Lauga v. Baradat

On Motion to Dismiss.

GODCHAUX, J.

The defendant tenant applied for and obtained an order for a suspensive appeal, the amount of bond being fixed in the order by the Judge of the lower court. The defendant, however, furnished, in the amount ordered, the ordinary form of suspensive appeal bond instead of the form required for suspensive appeals in cases of this character under Revised Statutes, Section 2157.

Plaintiff has moved to dismiss the appeal on this ground, as well as upon the ground that the appeal was tardily applied for and obtained, having been secured several days after rendition of the judgment appealed from.

An examination of the bond discloses that it is the ordinary form of suspensive appeal bond, and does not contain the conditions prescribed by said section, and *448this is fatal to the appeal in so far as it purports to be suspensive.

May 16, 1910

Mengalle & Co. vs. Abadie, 45 An. 676; Audubon Hotel Co., Ltd. vs. Braunig, 119 La. 1070.

While it is conceded by appellee that in ordinary cases an appeal will be maintained as devolutive though dismissed as suspensive where the amount of the appeal bond, though insufficient, is fixed by the lower Court and is furnished accordingly, still appellee maintains that this rule does not apply in ejectment cases prosecuted under the Statute.

This position cannot be sustained for the statute requires no special form of devolutive appeal bond; and, if a suspensive appeal bond is sufficient in form, as conceded, for a devolutive appeal bond in ordinary cases, it must be held sufficient in this case to sustain the appeal as devolutive. In fact, Revised Statutes, Sec. 2157, deals exclusively with the form of bond required for a suspensive appeal, and neither takes away the right to a devolutive appeal, nor prescribes any rules with reference to the form of bond in such cases.
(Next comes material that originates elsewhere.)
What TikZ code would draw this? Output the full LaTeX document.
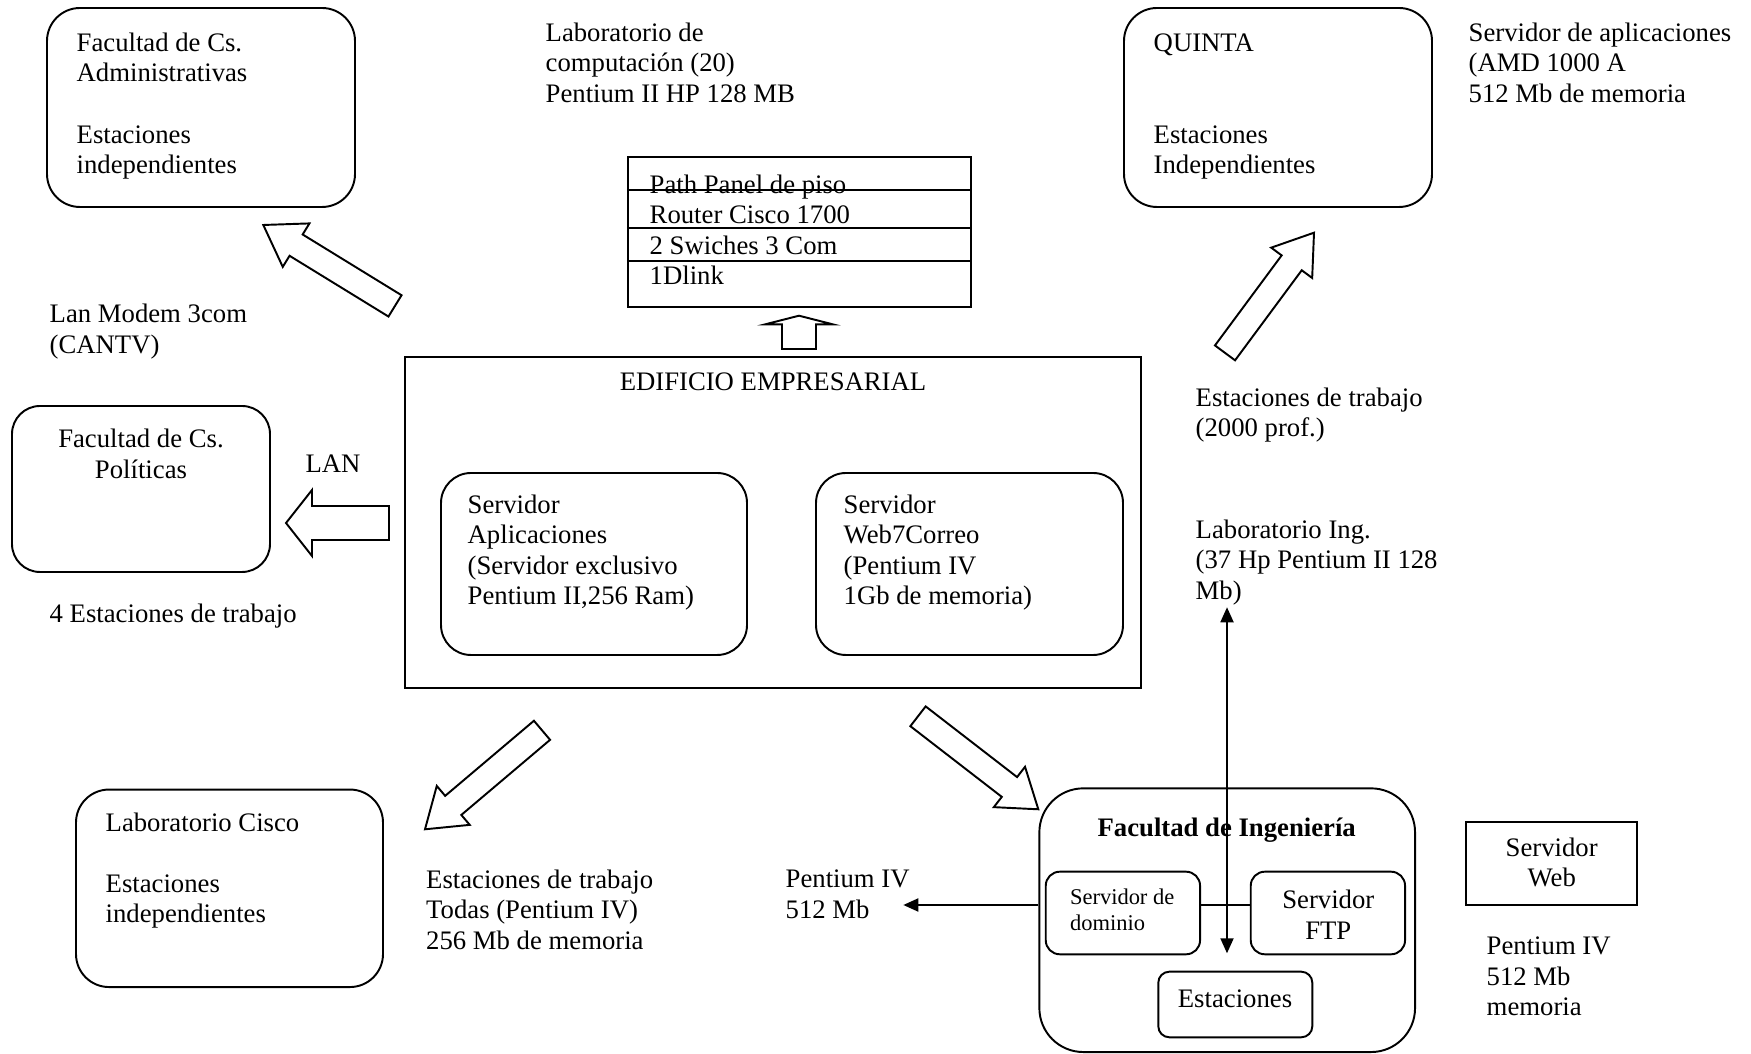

The Court conceives that this has now been well established by repeated adjudication.

State ex rel. Lamouraine vs. Judge, 45 An. 1316; Mengalle & Co. vs. Abadie, 48 An. 669; Audubon Hotel Co., Ltd. vs. Braunig, 120 La. 1089.

The second ground for dismissal — namely, that the appeal was taken too late need not be considered, for, in any event, the order of appeal was granted in sufficient time to sustain a devolutive appeal.

It is, therefore, ordered that the appeal, in so far as it is suspensive, be dismissed and that said appeal be now maintained solely as a devolutive appeal.